### INFORMATION PROVIDED
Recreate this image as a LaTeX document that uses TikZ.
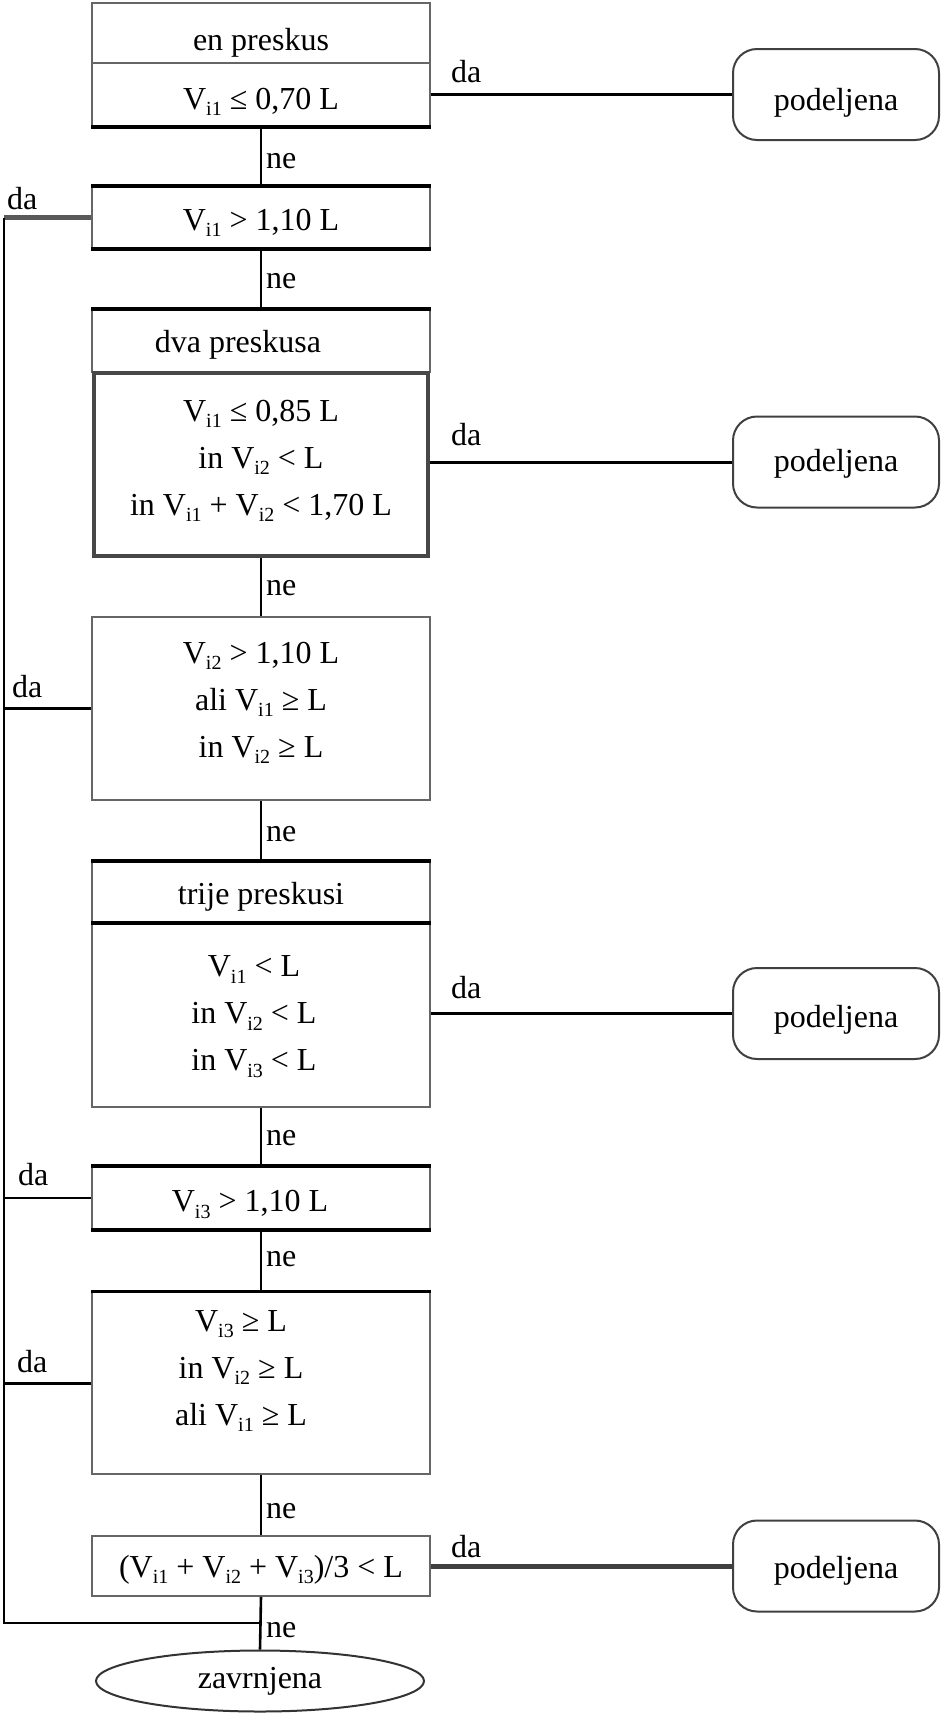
\documentclass[tikz,border=0pt]{standalone}
\usepackage{fontspec}
\setmainfont{Liberation Serif}
\usetikzlibrary{shapes.geometric}
\newcommand{\Vi}[1]{V\raisebox{-0.2em}{\fontsize{20}{20}\selectfont i#1}}
% #1 = how far the text is moved up from the centre of its box
\newcommand{\mylines}[2][0pt]{\raisebox{0pt}[\dimexpr\height-(#1)\relax][\dimexpr\depth+(#1)\relax]{\begin{tabular}{@{}c@{}}#2\end{tabular}}}
\begin{document}
\begin{tikzpicture}[x=1pt,y=-1pt,
  font=\fontsize{32}{47}\selectfont,
  box/.style={draw=black!60, line width=1.6pt, minimum width=338pt, inner sep=0pt, fill=white},
  term/.style={draw=black!75, line width=2pt, rounded corners=24pt, minimum width=206pt, minimum height=91pt, inner sep=0pt},
  wire/.style={line width=2.6pt, black},
  edgeK/.style={line width=4pt, black},
  lbl/.style={inner sep=0pt, anchor=base west}]
\useasboundingbox (0,0) rectangle (943,1714);

% process boxes
\node[box, minimum height=60pt] (h1) at (261,33) {\mylines[-8pt]{en preskus}};
\node[box, minimum height=63pt] (c1) at (261,94.5) {\mylines[-5.5pt]{\Vi1 ≤ 0,70 L}};
\node[box, minimum height=61pt] (b2) at (261,217.5) {\mylines[-3.5pt]{\Vi1 > 1,10 L}};
\node[box, minimum height=62pt] (h3) at (261,341) {\hspace*{-46pt}\mylines[-2pt]{dva preskusa}};
\node[box, minimum height=183pt, minimum width=334pt, draw=black!72, line width=4.5pt] (c3) at (261,464.5) {\mylines[5.5pt]{\Vi1 ≤ 0,85 L\\ in \Vi2 < L\\ in \Vi1 + \Vi2 < 1,70 L}};
\node[box, minimum height=183pt] (b4) at (261,708.5) {\mylines[7.5pt]{\Vi2 > 1,10 L\\ ali \Vi1 ≥ L\\ in \Vi2 ≥ L}};
\node[box, minimum height=60pt] (h5) at (261,892) {\mylines[-3.5pt]{trije preskusi}};
\node[box, minimum height=185pt] (c5) at (261,1014.5) {\hspace*{-14pt}\mylines{\Vi1 < L\\ in \Vi2 < L\\ in \Vi3 < L}};
\node[box, minimum height=62pt] (b6) at (261,1198) {\hspace*{-22pt}\mylines[-4.5pt]{\Vi3 > 1,10 L}};
\node[box, minimum height=182pt] (b7) at (261,1383) {\hspace*{-40pt}\mylines[14pt]{\Vi3 ≥ L\\ in \Vi2 ≥ L\\ ali \Vi1 ≥ L}};
\node[box, minimum height=60pt] (c8) at (261,1566) {\mylines[-2pt]{(\Vi1 + \Vi2 + \Vi3)/3 < L}};
\node[ellipse, draw=black!80, line width=2pt, minimum width=328pt, minimum height=61pt, inner sep=0pt] (end) at (260,1681) {zavrnjena};

% terminals
\node[term] (p1) at (836,94.5) {\mylines[-6.5pt]{podeljena}};
\node[term] (p2) at (836,462) {\mylines{podeljena}};
\node[term] (p3) at (836,1013.5) {\mylines[-4.5pt]{podeljena}};
\node[term] (p4) at (836,1566) {\mylines[-3.5pt]{podeljena}};

% thick edges of boxes
\draw[edgeK] (c1.south west) -- (c1.south east);
\draw[edgeK] (b2.north west) -- (b2.north east);
\draw[edgeK] (b2.south west) -- (b2.south east);
\draw[line width=3.5pt] (h3.north west) -- (h3.north east);
\draw[line width=3.5pt] (h5.north west) -- (h5.north east);
\draw[line width=3.5pt] (h5.south west) -- (h5.south east);
\draw[edgeK] (b6.north west) -- (b6.north east);
\draw[edgeK] (b6.south west) -- (b6.south east);
\draw[line width=3pt] (b7.north west) -- (b7.north east);

% right "da" branches
\draw[wire, line width=3pt] (c1.east) -- (p1.west);
\draw[wire, line width=3pt] (p2.west -| c3.east) -- (p2.west);
\draw[wire, line width=3pt] (p3.west -| c5.east) -- (p3.west);
\draw[line width=5pt, black!75] (c8.east) -- (p4.west);
\node[lbl] (d1) at (451,82) {da};
\node[lbl] (d2) at (451,445) {da};
\node[lbl] (d3) at (451,998) {da};
\node[lbl] (d4) at (451,1557) {da};

% main "ne" flow
\draw[wire] (c1.south) -- (b2.north);
\draw[wire] (b2.south) -- (h3.north);
\draw[wire] (c3.south) -- (b4.north);
\draw[wire] (b4.south) -- (h5.north);
\draw[wire] (c5.south) -- (b6.north);
\draw[wire] (b6.south) -- (b7.north);
\draw[wire] (b7.south) -- (c8.north);
\draw[wire] (c8.south) -- (end.north);
\node[lbl] (n1) at (266,168) {ne};
\node[lbl] (n2) at (266,288) {ne};
\node[lbl] (n3) at (266,595) {ne};
\node[lbl] (n4) at (266,841) {ne};
\node[lbl] (n5) at (266,1145) {ne};
\node[lbl] (n6) at (266,1266) {ne};
\node[lbl] (n7) at (266,1518) {ne};
\node[lbl] (n8) at (266,1637) {ne};

% left "da" rail
\coordinate (rail) at (4,0);
\coordinate (jn) at (261,1623);
\draw[line width=4.5pt, black!65] (b2.west) -- (b2.west -| rail);
\draw[wire] (b4.west) -- (b4.west -| rail);
\draw[line width=1.3pt] (b6.west) -- (b6.west -| rail);
\draw[line width=3pt] (b7.west) -- (b7.west -| rail);
\draw[wire] (b2.west -| rail) -- (rail |- jn) -- (jn);
\node[lbl] (l1) at (7,209) {da};
\node[lbl] (l2) at (12,697) {da};
\node[lbl] (l3) at (18,1185) {da};
\node[lbl] (l4) at (17,1372) {da};
\end{tikzpicture}
\end{document}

### WRITTEN PROBLEM
Output exactly the span of lines from the top of the listing through the line holding "(0,0) rectangle (943,1714);", and leave every picture out.

### SOLUTION FOR THIS TASK
Recreate this image as a LaTeX document that uses TikZ.
\documentclass[tikz,border=0pt]{standalone}
\usepackage{fontspec}
\setmainfont{Liberation Serif}
\usetikzlibrary{shapes.geometric}
\newcommand{\Vi}[1]{V\raisebox{-0.2em}{\fontsize{20}{20}\selectfont i#1}}
% #1 = how far the text is moved up from the centre of its box
\newcommand{\mylines}[2][0pt]{\raisebox{0pt}[\dimexpr\height-(#1)\relax][\dimexpr\depth+(#1)\relax]{\begin{tabular}{@{}c@{}}#2\end{tabular}}}
\begin{document}
\begin{tikzpicture}[x=1pt,y=-1pt,
  font=\fontsize{32}{47}\selectfont,
  box/.style={draw=black!60, line width=1.6pt, minimum width=338pt, inner sep=0pt, fill=white},
  term/.style={draw=black!75, line width=2pt, rounded corners=24pt, minimum width=206pt, minimum height=91pt, inner sep=0pt},
  wire/.style={line width=2.6pt, black},
  edgeK/.style={line width=4pt, black},
  lbl/.style={inner sep=0pt, anchor=base west}]
\useasboundingbox (0,0) rectangle (943,1714);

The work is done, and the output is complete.